A palavra “adultização”, que em boa hora o influenciador Felca botou na ordem do dia, virou senha para um vasto mundo criminoso que prospera à vista de todos na internet, incentivado pela dinâmica algorítmica de redes sociais desreguladas. Esse é o xis do problema, mas quero falar aqui de uma questão mais sutil de linguagem.
Adultização –título do excelente vídeo-bomba do youtuber paranaense sobre exploração sexual de menores e substantivo não dicionarizado, criado de forma regular a partir do também recente verbo “adultizar”– é uma das invenções vocabulares a que nossa linguagem tem recorrido para dar conta de problemas novos nas velhas etapas de crescimento de uma vida humana.
Infância, adolescência, idade adulta, maturidade e velhice pareciam territórios delimitados com razoável segurança e estabilidade no século passado. As fronteiras entre eles vêm se tornando mais fluidas, por razões variadas que ainda aguardam estudos aprofundados. E as palavras, como sempre, correm atrás dos fatos.
É razoável supor que entrem nessa conta fenômenos como o esgotamento dos velhos modelos de crescimento econômico, o aumento da expectativa de vida, o narcisismo como patologia coletiva, o consumismo como religião suprema, os avanços da medicina estética e o sucesso do discurso coach picareta (com perdão da redundância) de que todo mundo pode ser o que quiser.

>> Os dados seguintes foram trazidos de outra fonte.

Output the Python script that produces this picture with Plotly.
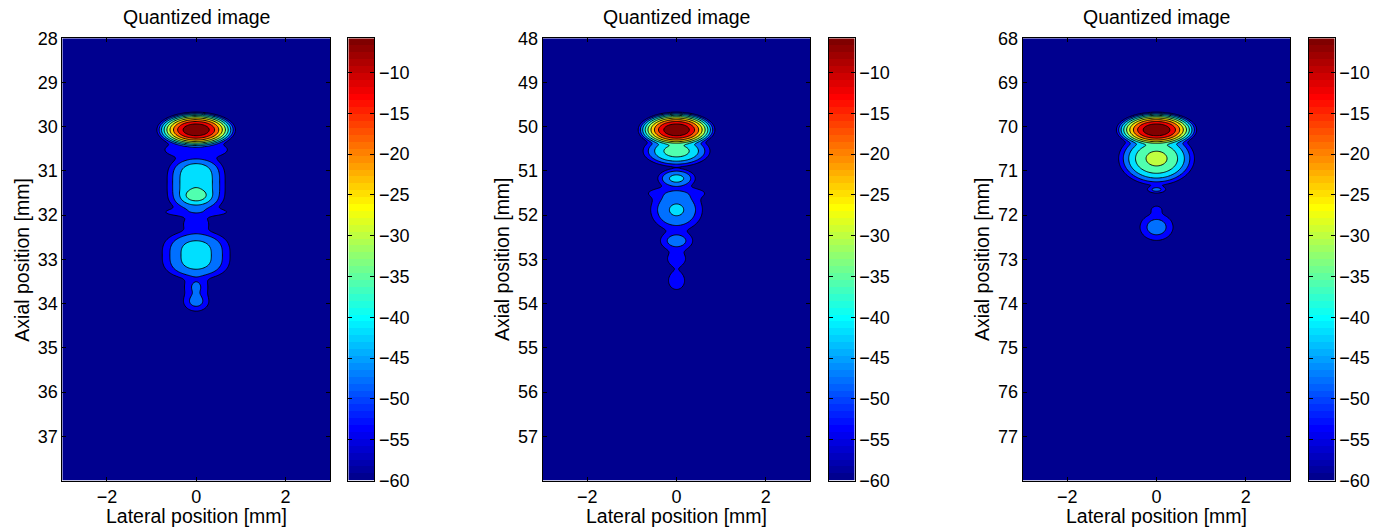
import numpy as np
import plotly.graph_objects as go

# ---- data -------------------------------------------------------------
panel_titles = ["Quantized image", "Quantized image", "Quantized image"]
depth_start = [28, 48, 68]          # top of each axial window [mm]
depth_ticks = [list(range(d, d + 10)) for d in depth_start]
lateral_ticks = [-2, 0, 2]
colorbar_ticks = [-60, -55, -50, -45, -40, -35, -30, -25, -20, -15, -10]
db_floor = -60.0
db_ceiling = -5.8
contour_levels = [-54, -48, -42, -36, -30, -24, -18, -12, -6]

# Lobes of each point-spread image: axial centre [mm], peak level [dB],
# lateral / axial half-width at the -54 dB contour [mm], axial shape exponent
p1_depth = [30.07, 30.52, 31.30, 31.55, 31.93, 32.20, 32.90, 33.62, 33.95]
p1_peak = [0, -50, -36.5, -32, -49, -49, -39, -47, -46]
p1_lat = [0.88, 0.70, 0.65, 0.40, 0.68, 0.28, 0.76, 0.26, 0.28]
p1_ax = [0.40, 0.20, 0.62, 0.22, 0.10, 0.20, 0.55, 0.26, 0.22]
p1_pow = [2, 2, 4, 2, 2, 2, 3, 2, 2]

p2_depth = [50.07, 50.55, 51.17, 51.50, 51.88, 52.58, 52.98, 53.48]
p2_peak = [0, -33, -40, -50, -41, -45, -51, -51]
p2_lat = [0.86, 0.75, 0.42, 0.60, 0.58, 0.36, 0.20, 0.18]
p2_ax = [0.40, 0.35, 0.22, 0.12, 0.48, 0.22, 0.16, 0.20]
p2_pow = [2, 2, 2, 2, 2, 2, 2, 2]

p3_depth = [70.07, 70.72, 71.42, 71.87, 72.27]
p3_peak = [0, -28, -46, -52, -45]
p3_lat = [0.90, 0.85, 0.20, 0.10, 0.37]
p3_ax = [0.40, 0.60, 0.08, 0.07, 0.30]
p3_pow = [2, 2, 2, 2, 2]

panels = [
    (p1_depth, p1_peak, p1_lat, p1_ax, p1_pow),
    (p2_depth, p2_peak, p2_lat, p2_ax, p2_pow),
    (p3_depth, p3_peak, p3_lat, p3_ax, p3_pow),
]


# ---- MATLAB-style jet(64) colormap -----------------------------------
def jet(m=64):
    n = int(np.ceil(m / 4))
    u = np.concatenate([np.arange(1, n + 1) / n, np.ones(n - 1), np.arange(n, 0, -1) / n])
    g = int(np.ceil(n / 2)) - (1 if m % 4 == 1 else 0) + np.arange(1, len(u) + 1)
    r, b = g + n, g - n
    cmap = np.zeros((m, 3))
    for col, idx in ((0, r), (1, g), (2, b)):
        ok = (idx >= 1) & (idx <= m)
        cmap[idx[ok] - 1, col] = u[ok]
    return cmap


JET = jet(64)


def rgb(c):
    return "rgb({},{},{})".format(*[int(round(v * 255)) for v in c])


def level_color(v):
    i = int(np.floor((v - db_floor) / (db_ceiling - db_floor) * 64))
    return rgb(JET[min(max(i, 0), 63)])


# Filled-band colours: background, then one band above each contour level
band_colors = [level_color(db_floor)] + [level_color(l) for l in contour_levels]
nb = len(band_colors) - 1
fill_scale = [[j / nb, c] for j, c in enumerate(band_colors)]

# Stepped colour scale for the 64-entry colour bar
bar_scale = []
for i in range(64):
    bar_scale.append([i / 64, rgb(JET[i])])
    bar_scale.append([(i + 1) / 64, rgb(JET[i])])
bar_vals = np.arange(64)
bar_centres = db_floor + (bar_vals + 0.5) * (db_ceiling - db_floor) / 64

lateral = np.linspace(-3, 3, 241)


def envelope(d0, lobes):
    depth, peak, lat, ax, pw = lobes
    z = d0 + np.linspace(0, 10, 401)
    X, Z = np.meshgrid(lateral, z)
    power = np.zeros_like(X)
    for zc, p, wx, wz, n in zip(depth, peak, lat, ax, pw):
        db = p - (p + 54) * ((X / wx) ** 2 + np.abs((Z - zc) / wz) ** n)
        power += 10 ** (db / 10)
    field = 10 * np.log10(power + 1e-30)
    return z, np.clip(field, db_floor, None)


# ---- layout geometry (figure pixels) ------------------------------------
W, H = 1387, 529
plot_left = [62.3, 542.7, 1022.7]
plot_w = 267.7
bar_gap, bar_w = 18.3, 26.0
top, bottom = 38.3, 480.5

fx = lambda px: px / W
fy = lambda py: 1 - py / H

font = dict(family="Liberation Sans, Arial, Helvetica, sans-serif", color="black")
tick_font = dict(font, size=18)
label_font = dict(font, size=19.5)

fig = go.Figure()
layout = dict(width=W, height=H, margin=dict(l=0, r=0, t=0, b=0, autoexpand=False),
              paper_bgcolor="white", plot_bgcolor="white", showlegend=False,
              annotations=[])

for k, (d0, lobes) in enumerate(zip(depth_start, panels)):
    z, field = envelope(d0, lobes)
    ax_main = 2 * k + 1
    ax_bar = 2 * k + 2
    sx = "" if ax_main == 1 else str(ax_main)

    fig.add_trace(go.Contour(
        x=lateral, y=z, z=field,
        contours=dict(start=contour_levels[0], end=contour_levels[-1],
                      size=contour_levels[1] - contour_levels[0],
                      coloring="fill", showlines=True),
        line=dict(color="black", width=0.9),
        colorscale=fill_scale, showscale=False, hoverinfo="skip",
        xaxis="x" + sx, yaxis="y" + sx))

    fig.add_trace(go.Heatmap(
        x=[0], y=bar_centres, z=bar_vals.reshape(-1, 1),
        colorscale=bar_scale, zmin=0, zmax=64, showscale=False, hoverinfo="skip",
        xaxis="x" + str(ax_bar), yaxis="y" + str(ax_bar)))

    x0 = plot_left[k]
    axis_common = dict(showline=True, linecolor="black", linewidth=1, mirror="ticks",
                       ticks="inside", ticklen=4, tickcolor="black", tickwidth=1,
                       tickfont=tick_font, showgrid=False, zeroline=False,
                       automargin=False)
    layout["xaxis" + sx] = dict(axis_common, domain=[fx(x0), fx(x0 + plot_w)],
                                range=[-3, 3], tickvals=lateral_ticks,
                                anchor="y" + sx)
    layout["yaxis" + sx] = dict(axis_common, domain=[fy(bottom), fy(top)],
                                range=[d0 + 10, d0], tickvals=depth_ticks[k],
                                anchor="x" + sx)

    bx = x0 + plot_w + bar_gap
    layout["xaxis" + str(ax_bar)] = dict(domain=[fx(bx), fx(bx + bar_w)], range=[-0.5, 0.5],
                                        showline=True, linecolor="black", linewidth=1,
                                        mirror=True, ticks="", showticklabels=False,
                                        showgrid=False, zeroline=False, automargin=False,
                                        anchor="y" + str(ax_bar))
    layout["yaxis" + str(ax_bar)] = dict(axis_common, domain=[fy(bottom), fy(top)],
                                        range=[db_floor, db_ceiling], side="right",
                                        tickvals=colorbar_ticks,
                                        anchor="x" + str(ax_bar))

    cx = fx(x0 + plot_w / 2)
    layout["annotations"] += [
        dict(text=panel_titles[k], x=cx, y=fy(17), xref="paper", yref="paper",
             showarrow=False, font=label_font, xanchor="center", yanchor="middle"),
        dict(text="Lateral position [mm]", x=cx, y=fy(516), xref="paper", yref="paper",
             showarrow=False, font=label_font, xanchor="center", yanchor="middle"),
        dict(text="Axial position [mm]", x=fx(x0 - 40), y=fy((top + bottom) / 2),
             xref="paper", yref="paper", textangle=-90, showarrow=False,
             font=label_font, xanchor="center", yanchor="middle"),
    ]

fig.update_layout(**layout)
fig.write_html("out.html")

Seja como for, o que me parece indiscutível é que todos esses fatores se organizam sob a batuta do fenômeno mais socialmente relevante –para o bem e para o mal, mais para este que para aquele– do século 21: a rede-socialização desenfreada de tudo o que existe no mundo.
Nesse território dentro do espelho, crianças adultizadas –como aqueles tragicômicos empreendedores mirins que aparecem no vídeo do momento falando mal da escola e morrendo de rir de Aristóteles– encontram seu correspondente simétrico em adultos infantilizados, fixados em bonecos, brinquedos, histórias pueris e até chupetas.
Se vemos proliferar expressões como “os 60 são os novos 40” e modas esquisitas como a das “Sephora girls”, meninas obcecadas por produtos de beleza algumas décadas antes da hora, também cunhamos neologismos como “adultescente” (adulto + adolescente, ou seja, o adulto que reluta em crescer) e eufemismos como “melhor idade” (para substituir a outrora digna, mas hoje aparentemente inaceitável, “velhice”).
Será que estamos fadados a essa rota de colisão com nossos relógios biológicos? Sermos uma espécie que sabe que vai morrer sempre foi um problema sério, claro, o maior de todos os problemas – é nessa dor que deitam raízes tanto as religiões quanto as artes. Contudo, por que nossa relação com o tempo ficou de repente tão disfuncional?
Não é difícil encontrar na língua e na linguagem sintomas de que esse tipo de transtorno dismórfico-temporal aspira a ser a única universalidade possível num mundo em que as big techs têm mais poder do que tinha a Igreja Católica na Idade Média. Só pode ser porque dá lucro, esse deus sem metafísica.